China prepares to ignore a binding decision on territorial dispute
Growing military muscle is making its claims in the South China Sea more dangerous
Increasingly used to elbowing its maritime neighbours aside with the swagger of a local bully, China is unhappy about the prospect of being told what to do by an obscure court in the Netherlands.
The Permanent Court of Arbitration, set up in The Hague over a century ago to handle disputes between member countries, will issue a decision on Tuesday on a complaint brought three years ago by the Philippines about China's behaviour in the South China Sea.
It's widely expected the ruling will come down on the Philippines' side. Even China seems to think so.
Calling the tribunal a "law-abusing farce" with no jurisdiction, and the impending ruling a "piece of trash paper," China has boycotted the entire proceedings.
Instead, it is blocking off a big chunk of the disputed sea area for a major military exercise, taking out full-page ads in the world's newspapers and mounting a diplomatic full-court press to make the case it has refused to make before the tribunal.
Basing its claims mostly on an old map of uncertain provenance that it has lodged with the United Nations, China asserts sovereignty over everything inside a "nine-dash line" encircling about 90 per cent of the sea around its coast, engulfing the rival overlapping claims of Japan, Taiwan, Vietnam, the Philippines, Malaysia and Brunei.
There's a lot more at stake here than national pride. One-third of the world's shipping, commerce worth about $5-trillion a year, navigates these waters, and there are large oil and gas deposits beneath the surface.
For two years China has been engaged in huge land reclamation projects, dredging up vast quantities of sand to transform reefs, islets and rocks that used to be submerged at high tide into islands with a total area of more than 1,000 hectares.
During his visit to Washington last year, President Xi Jinping, promised "not to militarize" these artificial islands, but satellite images reveal extensive airstrips and military installations.
Out-manoeuvred on the high seas, the Philippines took to the courts in 2013 with a carefully crafted challenge to China under the United Nations Convention on the Law of the Sea.
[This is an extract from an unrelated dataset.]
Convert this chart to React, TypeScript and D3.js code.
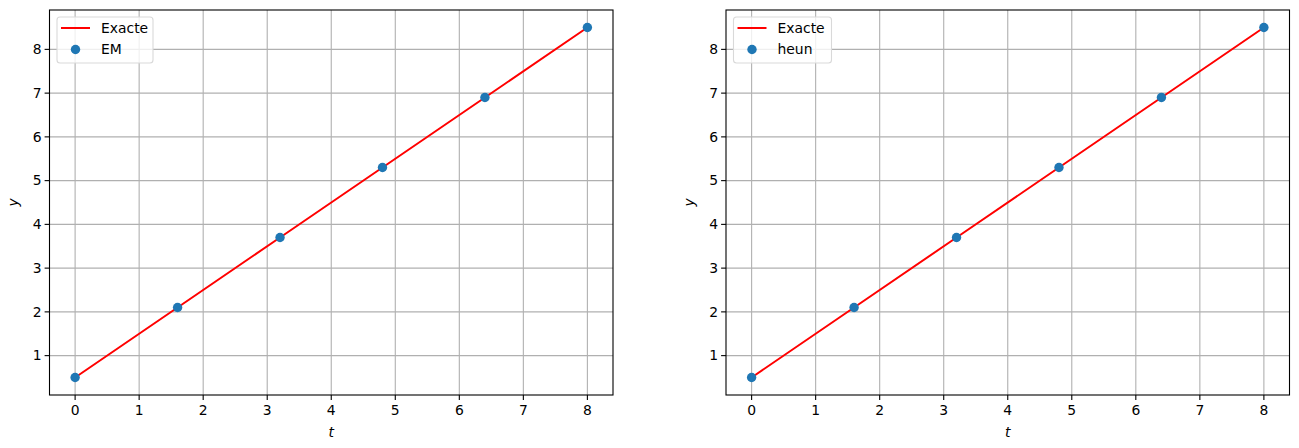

The Law of the Sea gives countries 12 nautical miles from shore as territorial waters, and 200 nautical miles as an exclusive economic zone. It also clearly states that sovereignty claims cannot be based on features that are under water at high tide, or on man-made islands.
The Philippines case neatly sidesteps the tangle of rival claims to sovereignty, saying simply that no matter who owns the disputed reefs and islets, they can't be used to justify large claims over the surrounding waters.
Most damaging to China, the Philippines also argues that the Law of the Sea, with its clearly agreed limits, rules out the vast "nine-dash line" claim.
One of the reasons China has refused to take part in the arbitration is that its own case seems extremely weak.
"China was the earliest to explore, name, develop and administer various South China Sea islands," Foreign Minister Wang Yi said earlier this year. "Our ancestors worked diligently here for generations."
'Because I say so!'
An argument based vaguely on antiquity and a line someone once drew on a mysterious old map has about the same force in international law as the legal precedent so frequently invoked by moms the world over: "Because I say so!"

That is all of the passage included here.